Bâtiment Sophie Germain. (Exceptionnellement, sur annonce, pourra
avoir lieu à 14h).
Pour recevoir le programme par email : oger_at_math.univ-paris-diderot.fr
Mardi 13 novembre : Frank Wagner (ICJ - Lyon 1), Groupes et anneaux oméga-catégoriques de fardeau fini
Les groupes de fardeau fini sont les groupes NTP_2 qui
correspondent aux groupes stables ou simples de rang fini. Or, le fardeau
est plus difficile à manipuler car il n'est pas forcément additif par
fibration. Nous montrons que ces groupes sont virtuellement
abélien-par-fini, et les anneaux sont virtuellement fini-par-nuls. Ceci
améliore un résultat de Kaplan, Levi et Simon qui avaient démontré qu'un
groupe dp-minimal est virtuellement nilpotent.

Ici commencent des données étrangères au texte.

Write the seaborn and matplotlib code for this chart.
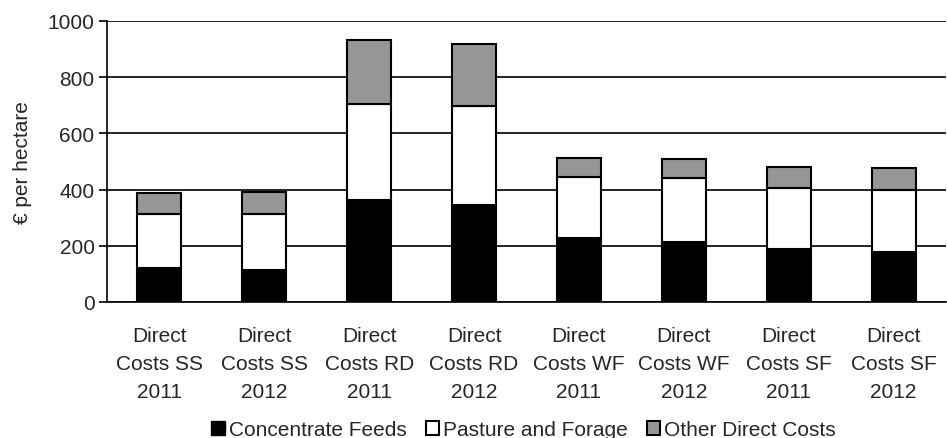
import numpy as np
import pandas as pd
import matplotlib.pyplot as plt
import seaborn as sns
from matplotlib.patches import Patch
from matplotlib.ticker import FixedLocator

categories = ["Direct\nCosts SS\n2011", "Direct\nCosts SS\n2012",
              "Direct\nCosts RD\n2011", "Direct\nCosts RD\n2012",
              "Direct\nCosts WF\n2011", "Direct\nCosts WF\n2012",
              "Direct\nCosts SF\n2011", "Direct\nCosts SF\n2012"]
concentrate = [119, 112, 364, 345, 226, 212, 188, 178]
pasture = [194, 202, 340, 353, 219, 228, 216, 222]
other = [76, 76, 228, 221, 67, 68, 76, 78]

sns.set_style("white")
plt.rcParams['font.family'] = ['Liberation Sans', 'DejaVu Sans']

df = pd.DataFrame({"cat": categories, "conc": concentrate,
                   "past": pasture, "other": other})

fig, ax = plt.subplots(figsize=(9.47, 4.39), dpi=100)

kw = dict(edgecolor="black", linewidth=1.5, width=0.42, ax=ax, zorder=3)
sns.barplot(data=df, x="cat", y="conc", color="black", **kw)
sns.barplot(data=df, x="cat", y="past", bottom=df["conc"], color="white", **kw)
sns.barplot(data=df, x="cat", y="other", bottom=df["conc"] + df["past"],
            color="#969696", **kw)

ax.set_ylim(0, 1000)
ax.set_xlim(-0.5, 7.5)
ax.set_yticks(range(0, 1001, 200))
ax.yaxis.grid(True, color="black", linewidth=1.2, zorder=0)
ax.set_axisbelow(True)
for s in ["top", "right"]:
    ax.spines[s].set_visible(False)
for s in ["left", "bottom"]:
    ax.spines[s].set_color("black")
    ax.spines[s].set_linewidth(1.2)

ax.xaxis.set_minor_locator(FixedLocator(np.arange(-0.5, 8, 1)))
ax.tick_params(axis="x", which="major", length=0, pad=17, labelsize=15)
ax.tick_params(axis="x", which="minor", length=6, width=1.2, color="black",
               direction="out")
ax.tick_params(axis="y", length=6, width=1.2, color="black", direction="out",
               labelsize=15, left=True, pad=3)
for t in ax.get_xticklabels():
    t.set_linespacing(1.6)

ax.set_xlabel("")
ax.set_ylabel("€ per hectare", fontsize=15, labelpad=11)

handles = [Patch(facecolor="black", edgecolor="black"),
           Patch(facecolor="white", edgecolor="black", linewidth=1.5),
           Patch(facecolor="#969696", edgecolor="black", linewidth=1.5)]
fig.legend(handles, ["Concentrate Feeds", "Pasture and Forage", "Other Direct Costs"],
           loc="lower center", bbox_to_anchor=(0.553, -0.045), ncol=3, frameon=False,
           fontsize=15, handlelength=0.65, handleheight=0.65, handletextpad=0.2,
           columnspacing=0.9)

fig.subplots_adjust(left=0.113, right=0.999, top=0.95, bottom=0.31)
fig.savefig("out.png")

Travail en commun avec Jan Dobrowolski
Mardi 20 novembre : Tingxiang Zou (ICJ - Lyon 1), Counting in pseudofinite structures
In pseudofinite structures, the non-standard size of definable sets
often reveals important algebraic or model theoretic properties of the
corresponding theories. In this talk, we will give two new examples of
this correlation. One is between the coarse dimension and the
transformal transcendental degree in certain class of pseudofinite
difference fields. The other example is that in pseudofinite H-strucures
which are built from one-dimensional asymptotic classes, the coarse
dimension of a tuple corresponds to the coefficient of the leading term
of SU-rank of this tuple. This is the first step to show that they are
examples of multidimensional asymptotic classes (mac).
Transparents
Mardi 4 décembre : Christian d'Elbée (ICJ - Lyon 1), Sous-groupe additif générique d'un corps algébriquement clos de caractéristique positive.
La théorie d'un corps algébriquement clos de caractéristique positive p muni d'un prédicat pour un sous-groupe additif admet une modèle-compagne ACF_pG. On se propose de décrire ce nouvel exemple de théorie NSOP_1, en décrivant les imaginaires, le Kim-forking et le forking. On parlera aussi de la généralisation de cette construction afin de présenter de nouveaux exemples de théories NSOP_1.
Transparents
Mardi 18 décembre : Simon André (Rennes 1), Les groupes virtuellement libres sont presque homogènes
Perin et Sklinos, et indépendamment Ould Houcine, ont démontré en 2011 que les groupes libres sont homogènes : deux éléments qui ont le même type sont dans la même orbite sous l'action du groupe d'automorphismes. Dans cet exposé, j'expliquerai que ce résultat reste presque vrai pour les groupes virtuellement libres, au sens suivant : l'ensemble des éléments ayant le même type qu'un élément donné contient un nombre fini d'orbites sous le groupe d'automorphismes, et ce nombre ne dépend pas de l'élément considéré. J'expliquerai également pourquoi je pense que ce résultat est optimal, en donnant un exemple de groupe virtuellement libre dont je conjecture qu'il n'est pas homogène (travail en cours).
Mardi 15 janvier : Margarita Otero (UAM), Density of the union of Cartan subgroups of o-minimal groups.
Let G be a group. A subgroup H of G is a Cartan subgroup of G if H is a maximal nilpotent subgroup of G, and for every normal finite index subgroup X of H, X has finite index in its normalizer in G.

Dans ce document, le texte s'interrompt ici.